As for me, I'm not playing that game anymore. Send me an email. I strongly believe that the email is a most civilised form of communication. It allows the recipient to respond in good time without being impolite, giving the person sufficient space to think of a reply. That's why I hate it when some insist I speak to them on the phone about their manuscripts, and call my staff all sorts of names when they can't.  Look, send me your manuscripts by email, okay? I'll will read it (promise) and reply. If it's suitable, I'll say yes. If not, I'll say it's not suitable for our list. No amount of snake-oil salesmanship over the phone (or in person) is going to make me change my mind. It will only annoy me and take me off the work I'm focusing. (Note to writers: do yourself a favour by not annoying potential publishers.)

Yes, I'm focused when I work. Like hell, I do. In fact, I get so zoned out when I'm doing something, that I jump when the  phone rings. There's nothing worse than a telephone call to interrupt a creative thought process. Now, double that with the annoying sales pitch from the other end and my endless struggle to remain polite. Triple that for time required for recovery and getting back to work, usually 20 minutes. Now, calculate the amount of productive time wasted.

Multitasking? I don't believe that's even possible. (Sorry, fire-fighting is not multitasking.
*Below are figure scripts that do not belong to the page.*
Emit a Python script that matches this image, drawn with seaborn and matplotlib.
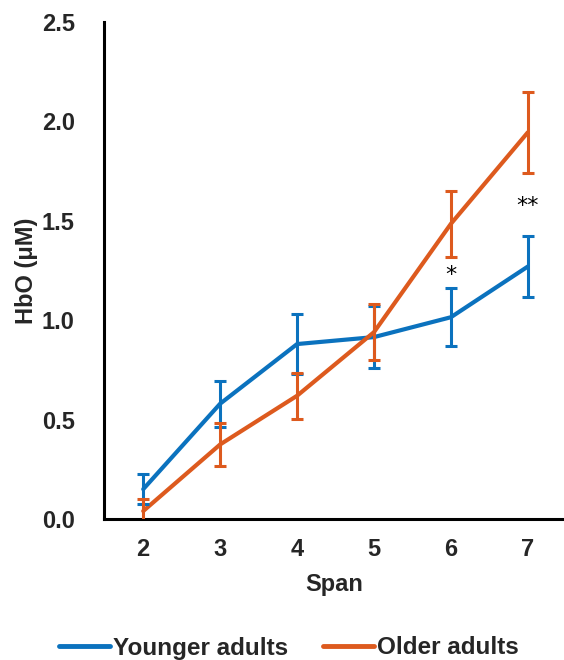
import matplotlib
matplotlib.use("Agg")
import matplotlib.pyplot as plt
import seaborn as sns
import pandas as pd
import numpy as np

span = [2, 3, 4, 5, 6, 7]
young_mean = [0.15, 0.58, 0.88, 0.915, 1.015, 1.27]
young_err = [0.075, 0.115, 0.15, 0.155, 0.145, 0.155]
older_mean = [0.04, 0.375, 0.62, 0.94, 1.485, 1.945]
older_err = [0.06, 0.11, 0.115, 0.14, 0.165, 0.205]
groups = ["Younger adults", "Older adults"]
colors = ["#0B72BE", "#DD5A1E"]
sig_x = [6, 7]
sig_y = [1.225, 1.575]
sig_txt = ["*", "**"]

sns.set_theme(style="white")
plt.rcParams['font.family'] = ['Liberation Sans', 'DejaVu Sans']
plt.rcParams['font.weight'] = 'bold'

df = pd.DataFrame({
    "Span": span * 2,
    "HbO": young_mean + older_mean,
    "err": young_err + older_err,
    "group": [groups[0]] * len(span) + [groups[1]] * len(span),
})

fig = plt.figure(figsize=(5.64, 6.6), dpi=100)
ax = fig.add_axes([104 / 564, 1 - 519 / 660, 1 - 104 / 564, (519 - 22) / 660])

sns.lineplot(data=df, x="Span", y="HbO", hue="group", hue_order=groups,
             palette=colors, linewidth=3, ax=ax, legend=True)
for g, c in zip(groups, colors):
    sub = df[df.group == g]
    ax.errorbar(sub["Span"], sub["HbO"], yerr=sub["err"], fmt="none",
                ecolor=c, elinewidth=2.2, capsize=4, capthick=2.2, zorder=3)

for x, y, t in zip(sig_x, sig_y, sig_txt):
    ax.text(x, y, t, ha="center", va="center", fontsize=16, color="black",
            fontweight="normal", family="DejaVu Sans")

ax.set_xlim(1.49, 7.47)
ax.set_ylim(0, 2.5)
ax.set_xticks(span)
ax.set_yticks([0, 0.5, 1.0, 1.5, 2.0, 2.5])
ax.set_yticklabels(["0.0", "0.5", "1.0", "1.5", "2.0", "2.5"])
ax.tick_params(axis="both", length=0, labelsize=17)
ax.tick_params(axis="y", pad=21)
ax.tick_params(axis="x", pad=14)
for lab in ax.get_xticklabels() + ax.get_yticklabels():
    lab.set_fontweight("bold")
ax.set_xlabel("Span", fontsize=17, fontweight="bold", labelpad=8)
ax.set_ylabel("HbO (μM)", fontsize=17, fontweight="bold", labelpad=3)
for s in ["top", "right"]:
    ax.spines[s].set_visible(False)
for s in ["left", "bottom"]:
    ax.spines[s].set_linewidth(2.2)
    ax.spines[s].set_color("black")
ax.grid(False)

handles, labels = ax.get_legend_handles_labels()
ax.legend(handles, labels, loc="center", bbox_to_anchor=(288.5 / 564, 1 - 648 / 660),
          bbox_transform=fig.transFigure, ncol=2, frameon=False,
          prop={"size": 17.5, "weight": "bold"}, handlelength=2.1,
          handletextpad=0.12, columnspacing=1.43, borderpad=0)
for l in ax.get_legend().get_lines():
    l.set_linewidth(3.5)

fig.savefig("out.png", dpi=100)
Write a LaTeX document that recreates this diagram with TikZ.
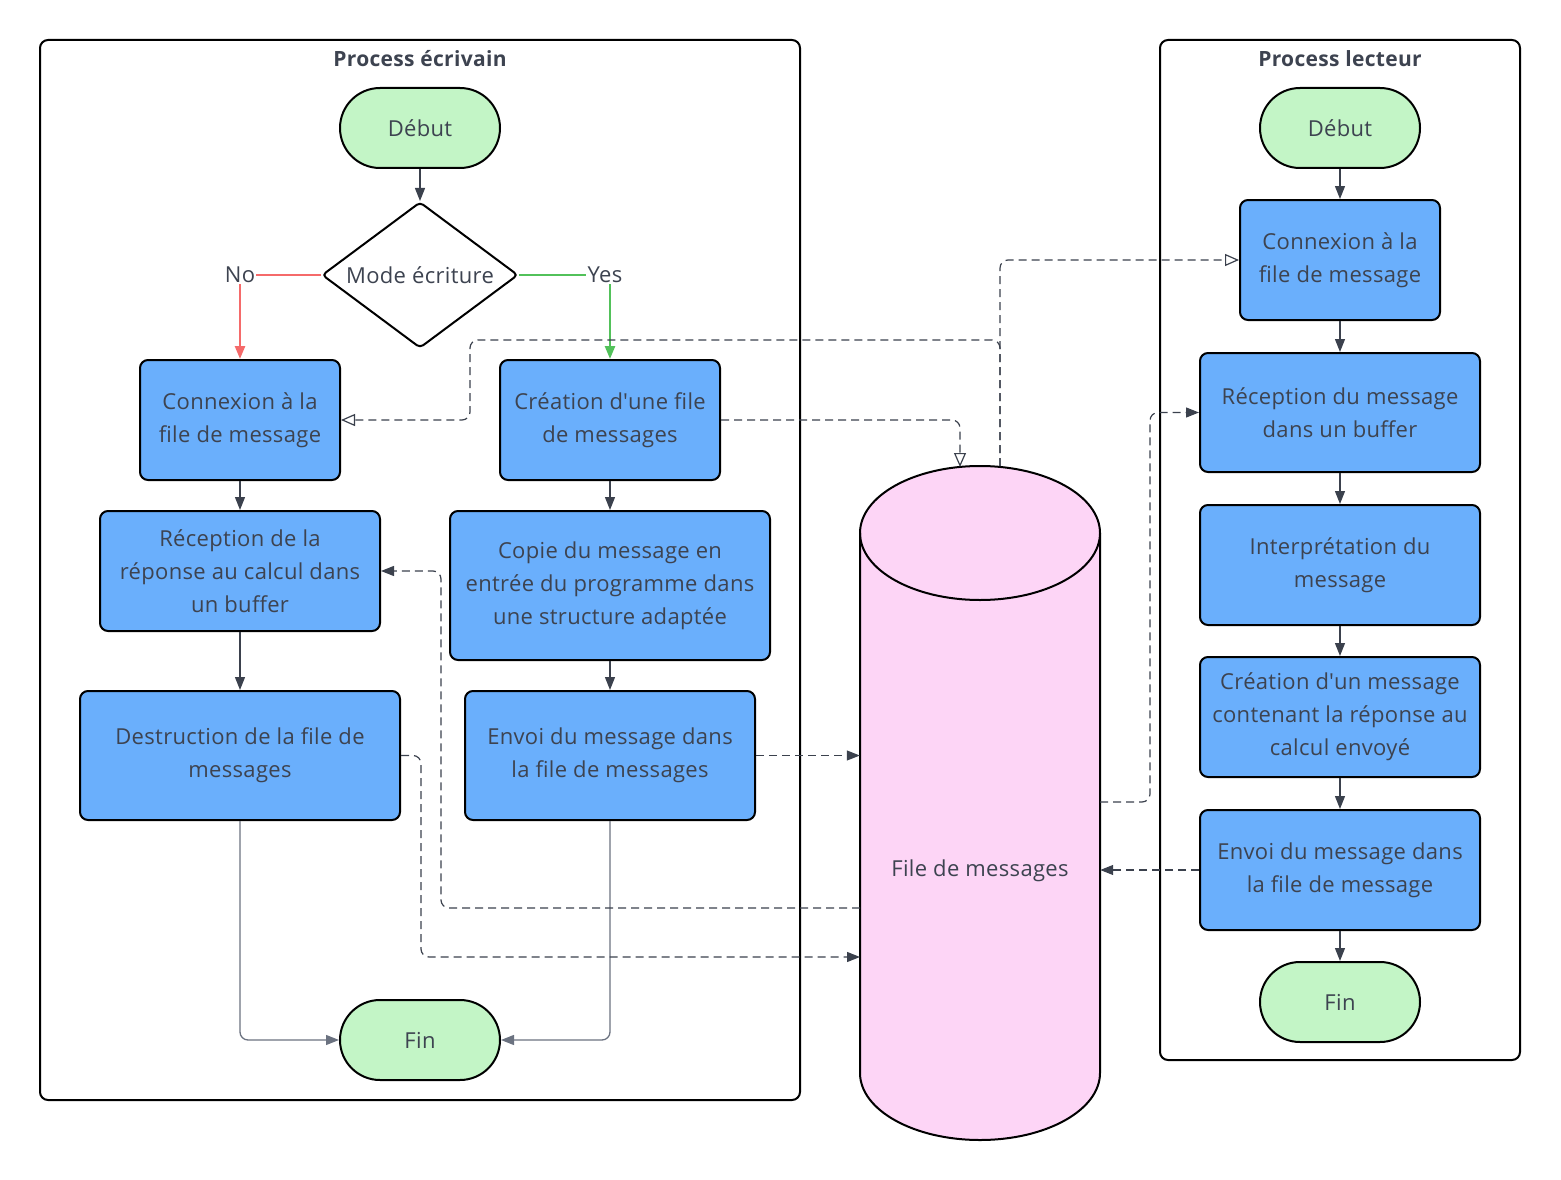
\documentclass[tikz,border=0pt]{standalone}
\usepackage{fontspec}
\setmainfont{Open Sans}[LetterSpace=1.5]
\usetikzlibrary{arrows.meta,shapes.geometric}
\definecolor{ink}{HTML}{3D4350}
\definecolor{boxblue}{HTML}{6AAFFC}
\definecolor{termgreen}{HTML}{C3F5C6}
\definecolor{queuepink}{HTML}{FDD5F6}
\definecolor{nored}{HTML}{F56A6A}
\definecolor{yesgreen}{HTML}{52C15A}
\definecolor{wire}{HTML}{3B414D}
\definecolor{wiregray}{HTML}{6B7280}
\newcommand{\apos}{\textquotesingle}
\begin{document}
\begin{tikzpicture}[x=1pt,y=-1pt,
  every node/.style={font=\fontsize{22}{33}\selectfont, text=ink},
  lane/.style={draw=black, line width=2pt, rounded corners=8pt, inner sep=0pt},
  lanetitle/.style={font=\fontsize{21}{24}\selectfont\bfseries},
  stepbox/.style={draw=black, line width=2pt, fill=boxblue, rounded corners=8pt, align=center, inner sep=0pt},
  term/.style={draw=black, line width=2pt, fill=termgreen, rounded corners=40pt,
    minimum width=160pt, minimum height=80pt, inner sep=0pt},
  decision/.style={diamond, draw=black, line width=2pt, fill=white, rounded corners=4pt,
    aspect=1.34, minimum width=196pt, minimum height=146pt, inner sep=0pt},
  flow/.style={draw=wire, line width=1.3pt, -{Triangle[length=13pt,width=10pt]}},
  flowgray/.style={draw=wiregray, line width=1.3pt, rounded corners=8pt, -{Triangle[length=13pt,width=10pt]}},
  link/.style={draw=wire, line width=1.2pt, dash pattern=on 8pt off 5pt, rounded corners=8pt,
    -{Triangle[length=13pt,width=10pt]}},
  openlink/.style={draw=wire, line width=1.2pt, dash pattern=on 8pt off 5pt, rounded corners=8pt,
    -{Triangle[open,length=14pt,width=12pt,fill=white]}},
  branchlabel/.style={inner sep=1pt, fill=white}
]
\useasboundingbox (0,0) rectangle (1561,1180);

% swimlanes
\node[lane, minimum width=760pt, minimum height=1060pt] (writer) at (420,570) {};
\node[lanetitle] (writertitle) at (420,59) {Process écrivain};
\node[lane, minimum width=360pt, minimum height=1020pt] (reader) at (1340,550) {};
\node[lanetitle] (readertitle) at (1340,59) {Process lecteur};

% message queue (cylinder)
\path[fill=queuepink] (860,533) -- (860,1073)
  arc[start angle=180, end angle=0, x radius=120, y radius=67] -- (1100,533)
  arc[start angle=0, end angle=-180, x radius=120, y radius=67] -- cycle;
\draw[line width=2pt] (860,533) -- (860,1073)
  arc[start angle=180, end angle=0, x radius=120, y radius=67] -- (1100,533);
\draw[line width=2pt] (980,533) ellipse[x radius=120, y radius=67];
\node[minimum width=240pt, minimum height=674pt, inner sep=0pt] (queue) at (980,803) {};
\node (queuelabel) at (980,871) {File de messages};
\coordinate (qin) at (960,467);
\coordinate (qout) at (1000,466);
\coordinate (qwa) at (860,908);
\coordinate (qwb) at (860,957);
\coordinate (qea) at (1100,802);

% writer process
\node[term] (wstart) at (420,128) {Début};
\node[decision] (mode) at (420,275) {Mode écriture};
\node[branchlabel] (nolab) at (240,275) {No};
\node[branchlabel] (yeslab) at (605,275) {Yes};
\node[stepbox, minimum width=200pt, minimum height=120pt] (wconn) at (240,420) {Connexion à la\\file de message};
\node[stepbox, minimum width=220pt, minimum height=120pt] (wcreate) at (610,420) {Création d\apos une file\\de messages};
\node[stepbox, minimum width=280pt, minimum height=120pt] (wrecv) at (240,571) {Réception de la\\réponse au calcul dans\\un buffer};
\node[stepbox, minimum width=320pt, minimum height=149pt] (wcopy) at (610,585.5) {Copie du message en\\entrée du programme dans\\une structure adaptée};
\node[stepbox, minimum width=320pt, minimum height=129pt] (wdestroy) at (240,755.5) {Destruction de la file de\\messages};
\node[stepbox, minimum width=290pt, minimum height=129pt] (wsend) at (610,755.5) {Envoi du message dans\\la file de messages};
\node[term] (wend) at (420,1040) {Fin};

% reader process
\node[term] (rstart) at (1340,128) {Début};
\node[stepbox, minimum width=200pt, minimum height=120pt] (rconn) at (1340,260) {Connexion à la\\file de message};
\node[stepbox, minimum width=280pt, minimum height=119pt] (rrecv) at (1340,412.5) {Réception du message\\dans un buffer};
\node[stepbox, minimum width=280pt, minimum height=120pt] (rparse) at (1340,565) {Interprétation du\\message};
\node[stepbox, minimum width=280pt, minimum height=120pt] (rbuild) at (1340,717) {Création d\apos un message\\contenant la réponse au\\calcul envoyé};
\node[stepbox, minimum width=280pt, minimum height=120pt] (rsend) at (1340,870) {Envoi du message dans\\la file de message};
\node[term] (rend) at (1340,1002) {Fin};

% writer flow
\draw[flow] (wstart) -- (mode);
\draw[draw=nored, line width=2.5pt] (mode.west) -- (nolab.east);
\draw[draw=nored, line width=2.5pt, -{Triangle[length=13pt,width=10pt]}] (nolab.south) -- (wconn.north);
\draw[draw=yesgreen, line width=2.5pt] (mode.east) -- (yeslab.west);
\draw[draw=yesgreen, line width=2.5pt, -{Triangle[length=13pt,width=10pt]}] (yeslab.south -| wcreate.north) -- (wcreate.north);
\draw[flow] (wconn) -- (wrecv);
\draw[flow] (wrecv) -- (wdestroy);
\draw[flow] (wcreate) -- (wcopy);
\draw[flow] (wcopy) -- (wsend);
\draw[flowgray] (wdestroy.south) |- (wend.west);
\draw[flowgray] (wsend.south) |- (wend.east);

% reader flow
\draw[flow] (rstart) -- (rconn);
\draw[flow] (rconn) -- (rrecv);
\draw[flow] (rrecv) -- (rparse);
\draw[flow] (rparse) -- (rbuild);
\draw[flow] (rbuild) -- (rsend);
\draw[flow] (rsend) -- (rend);

% message exchanges through the queue
\draw[openlink] (wcreate.east) -| (qin);
\draw[openlink] (qout) |- (rconn.west);
\draw[openlink] (qout) |- (470,340) |- (wconn.east);
\draw[link] (wsend.east) -- (wsend.east -| queue.west);
\draw[link] (qwa) -| ([xshift=60pt]wrecv.east) -- (wrecv.east);
\draw[link] (wdestroy.east) -- ++(20,0) |- (qwb);
\draw[link] (qea) -- ++(50,0) |- (rrecv.west);
\draw[link] (rsend.west) -- (rsend.west -| queue.east);
\end{tikzpicture}
\end{document}
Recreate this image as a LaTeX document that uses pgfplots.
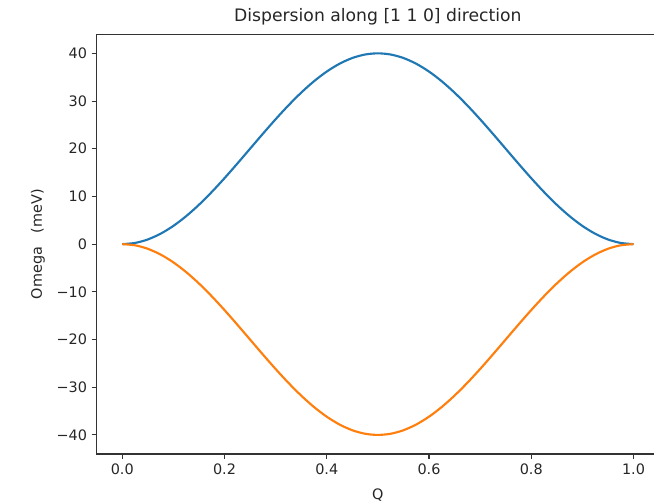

It's only one task -- passing monkeys around. See above.) I like to do only one thing at a time and give it all. (But that doesn't mean I cannot work on five different projects simultaneously -- when I'm on one, the others don't remain in my head; I have an on/off that works.)

Okay, a confession: I was tempted like hell when the iPhone first came out, because I am a gadget junkie, and have been an Apple user since the late seventies. But, was it something I wanted? If truth be told, I was quite disappointed with my favourite tech company. It was like the time when Bobby McFerrin sold out and went commercial with Don't Worry Be Happy, and all the plebeians lapped it up, having never heard of his Blue Note records.

I now have an iPod Touch, which is really an iPhone without the phone. Problem solved.